Calastone, the global fund transaction network, announced that its entire global network of more than 1,700 financial organizations, across 40 global markets, will be migrated to blockchain in May 2019 via the company’s new Distributed Market Infrastructure (DMI).
The migration, a world-first, connects one of the largest communities of global financial organizations using distributed ledger technology, marking a significant step for the digitalising of the funds sector. The DMI creates a global funds marketplace, in which buyers and sellers can connect and transact. It creates an ecosystem within which the trading, settlement and servicing of funds is friction free, eliminating ever-growing risk and costs for fund managers and investors, embedded within the current system.
Calastone believes that the overall global cost of fund distribution could be reduced by as much as £3.4 billion (USD$4.3bn), achieved through the technological mutualization of the trading and settlement processes. This calculation represents potential cost savings of moving to a distributed and mutualized market infrastructure using data from Deloitte’s study, Europe’s fund expenses at a crossroads; The benefits of mutualizing the cost of distribution, alongside data from the 2018 Investment Company Fact Book. Calastone’s calculation has been applied to mutual fund assets under management for the global funds market, excluding the USA.
Campbell Brierley, Calastone’s chief innovation officer, said in a statement: “Calastone’s DMI will totally transform the trading and servicing of funds and has the potential to realise significant long-term value. By bringing all trading relationships together, within our shared blockchain-enabled infrastructure, all participants benefit through the real-time view of each record and powerfully, from a data perspective, a single version of the truth. Instantly this alleviates common friction points that exist today, including areas such as reconciliation and settlement, which are resolved automatically with all transactions being performed in the same environment.”
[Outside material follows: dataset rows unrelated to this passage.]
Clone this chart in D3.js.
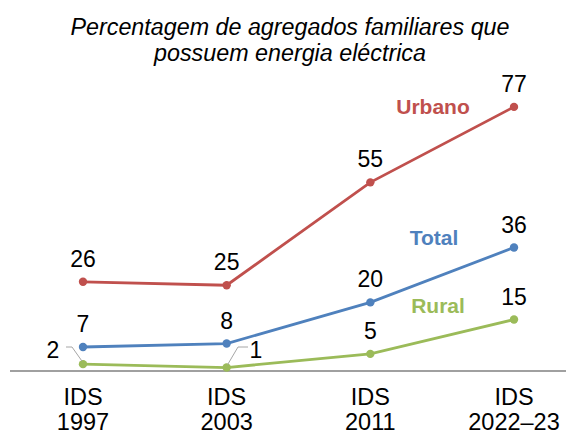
<!DOCTYPE html>
<html><head><meta charset="utf-8">
<script src="https://cdn.jsdelivr.net/npm/d3@7"></script>
<style>body{margin:0;background:#fff}svg{display:block}text{font-family:"Liberation Sans",Arial,sans-serif}</style>
</head><body>
<svg id="c" width="574" height="434"></svg>
<script>
const categories = ["IDS\n1997", "IDS\n2003", "IDS\n2011", "IDS\n2022–23"];
const urbano = [26, 25, 55, 77];
const total = [7, 8, 20, 36];
const rural = [2, 1, 5, 15];
const seriesNames = ["Urbano", "Total", "Rural"];
const titleLines = ["Percentagem de agregados familiares que", "possuem energia eléctrica"];

const svg = d3.select("#c");
const x = d3.scalePoint().domain(categories).range([83, 514]);
const y = d3.scaleLinear().domain([0, 100]).range([371, 28]);

svg.selectAll("text.title").data(titleLines).join("text")
  .attr("x", 290).attr("y", (d, i) => 35 + i * 26)
  .attr("text-anchor", "middle").attr("font-size", 23.3).attr("font-style", "italic")
  .attr("fill", "#000").text(d => d);

// axis line
svg.append("line").attr("x1", 10).attr("x2", 566).attr("y1", y(0)).attr("y2", y(0))
  .attr("stroke", "#808080").attr("stroke-width", 1.3);

// category labels
categories.forEach(c => {
  const t = svg.append("text").attr("text-anchor", "middle").attr("font-size", 23.5).attr("fill", "#000");
  c.split("\n").forEach((l, i) => t.append("tspan").attr("x", x(c)).attr("y", 405 + i * 25).text(l));
});

const series = [
  {name: "Urbano", vals: urbano, color: "#c0504d", lx: 433, ly: 114},
  {name: "Total", vals: total, color: "#4f81bd", lx: 434, ly: 245},
  {name: "Rural", vals: rural, color: "#9bbb59", lx: 438, ly: 313}
];
const line = d3.line().x((d, i) => x(categories[i])).y(d => y(d));

series.forEach(s => {
  svg.append("path").attr("d", line(s.vals)).attr("fill", "none")
    .attr("stroke", s.color).attr("stroke-width", 2.8);
  svg.selectAll(null).data(s.vals).join("circle")
    .attr("cx", (d, i) => x(categories[i])).attr("cy", d => y(d)).attr("r", 4.2)
    .attr("fill", s.color);
  svg.append("text").attr("x", s.lx).attr("y", s.ly).attr("text-anchor", "middle")
    .attr("font-size", 21).attr("font-weight", "bold").attr("fill", s.color).text(s.name);
});

// value labels above points
[urbano, total].forEach(vals => {
  svg.selectAll(null).data(vals).join("text")
    .attr("x", (d, i) => x(categories[i])).attr("y", d => y(d) - 15)
    .attr("text-anchor", "middle").attr("font-size", 23).attr("fill", "#000").text(d => d);
});
rural.forEach((d, i) => {
  if (i < 2) return;
  svg.append("text").attr("x", x(categories[i])).attr("y", y(d) - 15)
    .attr("text-anchor", "middle").attr("font-size", 23).attr("fill", "#000").text(d);
});

// offset labels with leader lines for first two rural points
const p0 = [x(categories[0]), y(rural[0])];
svg.append("polyline").attr("points", [[66, 347], [72, 347], [p0[0] - 1, p0[1] - 3]].join(" "))
  .attr("fill", "none").attr("stroke", "#a6a6a6").attr("stroke-width", 1);
svg.append("text").attr("x", 53).attr("y", 358).attr("text-anchor", "middle")
  .attr("font-size", 23).attr("fill", "#000").text(rural[0]);
const p1 = [x(categories[1]), y(rural[1])];
svg.append("polyline").attr("points", [[p1[0] + 1, p1[1] - 3], [238, 347], [248, 347]].join(" "))
  .attr("fill", "none").attr("stroke", "#a6a6a6").attr("stroke-width", 1);
svg.append("text").attr("x", 256).attr("y", 358).attr("text-anchor", "middle")
  .attr("font-size", 23).attr("fill", "#000").text(rural[1]);
</script>
</body></html>
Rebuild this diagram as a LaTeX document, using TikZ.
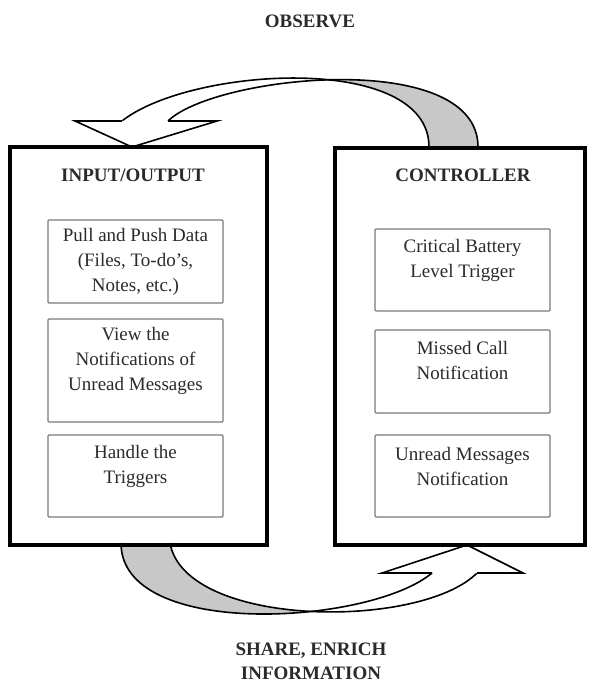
\documentclass[tikz,border=0pt]{standalone}
\usepackage{fontspec}
\setmainfont{Liberation Serif}
\definecolor{ribbongray}{HTML}{C8C8C8}
\definecolor{txt}{HTML}{2A2A2A}
\definecolor{innerline}{HTML}{7A7A7A}
\tikzset{
  outerbox/.style={draw=black, line width=3.6pt, rectangle, inner sep=0pt},
  innerbox/.style={draw=innerline, line width=1.3pt, rectangle, rounded corners=1pt, inner sep=0pt, minimum width=175pt},
  boxtext/.style={inner sep=0pt, align=center, text=txt, font=\fontsize{19}{25}\selectfont},
  titletext/.style={inner sep=0pt, align=center, text=txt, font=\fontsize{19}{24}\selectfont\bfseries},
  ribbonline/.style={draw=black, line width=1.6pt},
  headline/.style={draw=black, line width=1.6pt, line join=miter, fill=white}
}
\begin{document}
\begin{tikzpicture}[x=1pt,y=-1pt]
\useasboundingbox (0,0) rectangle (589,684);

% labels
\node[titletext] (observe) at (310,21) {OBSERVE};
\node[titletext] (share) at (311,661) {SHARE, ENRICH\\INFORMATION};

% ---------- top arrow ----------
\coordinate (a1) at (122,121);
\coordinate (a2) at (429,147);
\coordinate (b1) at (168,121);
\coordinate (b2) at (478,147);
\begin{scope}
  \clip (328,0) rectangle (589,200);
  \fill[ribbongray] (a1) .. controls (190,67) and (429,52) .. (a2) -- (b2)
        .. controls (478,48) and (215,75) .. (b1) -- cycle;
\end{scope}
\draw[ribbonline] (a1) .. controls (190,67) and (429,52) .. (a2);
\draw[ribbonline] (b1) .. controls (215,75) and (478,48) .. (b2);
\coordinate (th1) at (75,121);
\coordinate (th2) at (217,121);
\coordinate (ttip) at (132,147);
\draw[headline] (a1) -- (th1) -- (ttip) -- (th2) -- (b1);

% ---------- bottom arrow ----------
\coordinate (c1) at (121,543);
\coordinate (c2) at (432,573);
\coordinate (d1) at (170,543);
\coordinate (d2) at (477,573);
\begin{scope}
  \clip (0,500) rectangle (310,684);
  \fill[ribbongray] (c1) .. controls (121,640) and (370,625) .. (c2) -- (d2)
        .. controls (420,630) and (185,628) .. (d1) -- cycle;
\end{scope}
\draw[ribbonline] (c1) .. controls (121,640) and (370,625) .. (c2);
\draw[ribbonline] (d1) .. controls (185,628) and (420,630) .. (d2);
\coordinate (bh1) at (382,573);
\coordinate (bh2) at (523,573);
\coordinate (btip) at (467,545);
\draw[headline] (c2) -- (bh1) -- (btip) -- (bh2) -- (d2);

% ---------- boxes ----------
\node[outerbox, minimum width=257pt, minimum height=398pt] (io) at (138.5,346) {};
\node[outerbox, minimum width=250pt, minimum height=397pt] (ctrl) at (460,346.5) {};

\node[titletext] (iotitle) at (133,175) {INPUT/OUTPUT};
\node[titletext] (ctrltitle) at (463,175) {CONTROLLER};

\node[innerbox, minimum height=83pt] (io1) at (135.5,261.5) {};
\node[innerbox, minimum height=103pt] (io2) at (135.5,370.5) {};
\node[innerbox, minimum height=82pt] (io3) at (135.5,476) {};
\node[boxtext] (io1t) at (135.5,262) {Pull and Push Data\\(Files, To-do's,\\Notes, etc.)};
\node[boxtext] (io2t) at (135.5,361) {View the\\Notifications of\\Unread Messages};
\node[boxtext] (io3t) at (135.5,466) {Handle the\\Triggers};

\node[innerbox, minimum height=82pt] (c1b) at (462.5,270) {};
\node[innerbox, minimum height=83pt] (c2b) at (462.5,371.5) {};
\node[innerbox, minimum height=82pt] (c3b) at (462.5,476) {};
\node[boxtext] (c1t) at (462.5,260) {Critical Battery\\Level Trigger};
\node[boxtext] (c2t) at (462.5,360) {Missed Call\\Notification};
\node[boxtext] (c3t) at (462.5,466) {Unread Messages\\Notification};
\end{tikzpicture}
\end{document}
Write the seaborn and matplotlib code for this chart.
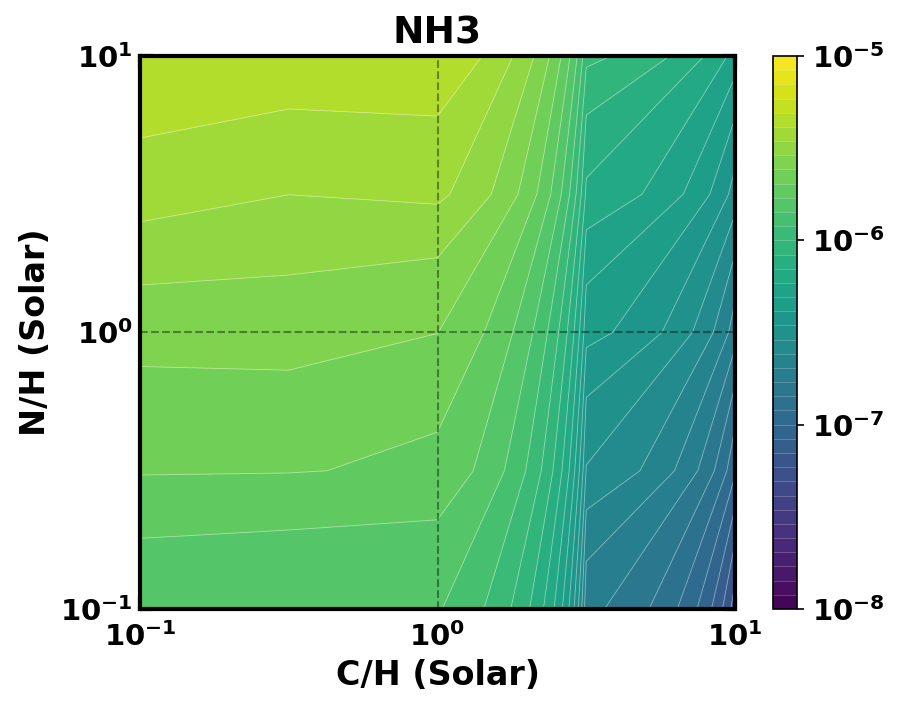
import numpy as np
import matplotlib
matplotlib.use("Agg")
import matplotlib.pyplot as plt
import seaborn as sns
from matplotlib.colors import LogNorm
from matplotlib.ticker import FuncFormatter

# -----------------------------
# DATA (NH3 abundance on the C/H x N/H grid, in solar units)
# -----------------------------
ch_solar = [0.1, 0.3162, 1.0, 3.162, 10.0]
nh_solar = [0.1, 0.3162, 1.0, 3.162, 10.0]

# one list per N/H row, values along C/H
nh3_nh_0p1 = [1.49e-6, 1.44e-6, 1.447e-6, 1.79e-7, 5.3e-8]
nh3_nh_0p3 = [2.06e-6, 2.047e-6, 1.946e-6, 2.86e-7, 1.03e-7]
nh3_nh_1 = [2.63e-6, 2.67e-6, 2.43e-6, 4.39e-7, 1.85e-7]
nh3_nh_3 = [3.81e-6, 3.46e-6, 3.59e-6, 6.77e-7, 3.2e-7]
nh3_nh_10 = [4.95e-6, 4.85e-6, 4.85e-6, 1.049e-6, 5.45e-7]

levels = np.logspace(-8, -5, 40)
cbar_ticks = [1e-8, 1e-7, 1e-6, 1e-5]

# -----------------------------
# STYLE
# -----------------------------
sns.set_style("ticks", {'axes.edgecolor': 'black', 'text.color': 'black',
                        'axes.labelcolor': 'black', 'xtick.color': 'black',
                        'ytick.color': 'black'})
plt.rcParams['font.family'] = ['DejaVu Sans']
plt.rcParams['font.weight'] = 'bold'
plt.rcParams['mathtext.fontset'] = 'dejavusans'

cmap = sns.color_palette("viridis", as_cmap=True)
norm = LogNorm(vmin=1e-8, vmax=1e-5)

X, Y = np.meshgrid(ch_solar, nh_solar)
Z = np.array([nh3_nh_0p1, nh3_nh_0p3, nh3_nh_1, nh3_nh_3, nh3_nh_10])

fig = plt.figure(figsize=(6, 4.7067), dpi=150)
ax = fig.add_axes([140 / 900, 1 - 609 / 706, 595 / 900, 553 / 706])
cax = fig.add_axes([773 / 900, 1 - 609 / 706, 24 / 900, 553 / 706])

cs = ax.contourf(X, Y, Z, levels=levels, cmap=cmap, norm=norm)
# faint seams between the filled bands
seams = ax.contour(X, Y, Z, levels=levels, colors='white',
                   linewidths=0.4, alpha=0.45)

ax.set_xscale('log')
ax.set_yscale('log')
ax.set_xlim(0.1, 10)
ax.set_ylim(0.1, 10)

ax.axvline(1, color='black', linestyle='--', linewidth=1, alpha=0.4)
ax.axhline(1, color='black', linestyle='--', linewidth=1, alpha=0.4)

pow_fmt = FuncFormatter(lambda v, pos: r'$\mathbf{10^{%d}}$' % int(round(np.log10(v))))
ax.xaxis.set_major_formatter(pow_fmt)
ax.yaxis.set_major_formatter(pow_fmt)

ax.tick_params(which='major', direction='in', length=6, width=2,
               top=True, right=True, labelsize=14)
ax.tick_params(which='minor', direction='in', length=4, width=1.5,
               top=False, right=False)
ax.tick_params(axis='x', which='major', pad=6.5)
for sp in ax.spines.values():
    sp.set_linewidth(2)
    sp.set_color('black')

ax.set_xlabel("C/H (Solar)", fontsize=16, fontweight='bold', labelpad=3)
ax.set_ylabel("N/H (Solar)", fontsize=16, fontweight='bold')
ax.set_title("NH3", fontsize=18, fontweight='bold', pad=6)

cbar = fig.colorbar(cs, cax=cax)
cbar.set_ticks(cbar_ticks)
cbar.ax.yaxis.set_major_formatter(pow_fmt)
cbar.ax.minorticks_off()
cbar.ax.tick_params(labelsize=14, length=3.5, width=0.8)
cbar.outline.set_linewidth(0.8)
cbar.outline.set_edgecolor('black')
cbar.ax.hlines(levels, 0, 1, colors='white', linewidths=0.3, alpha=0.35)

fig.savefig("out.png", dpi=150)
The funds industry trails other financial services sectors, still beset by manual processes, outdated systems and technologies. This has led to a high cost of distribution which ultimately impacts the investor and marketability of funds, which themselves compete with other forms of investment. This largely results from the traditional way funds are traded, which is opaque, fragmented and doesn’t work in the interest of investors. There are significant pressures on the industry to adapt to meet investor demands for greater speed, transparency and return on capital.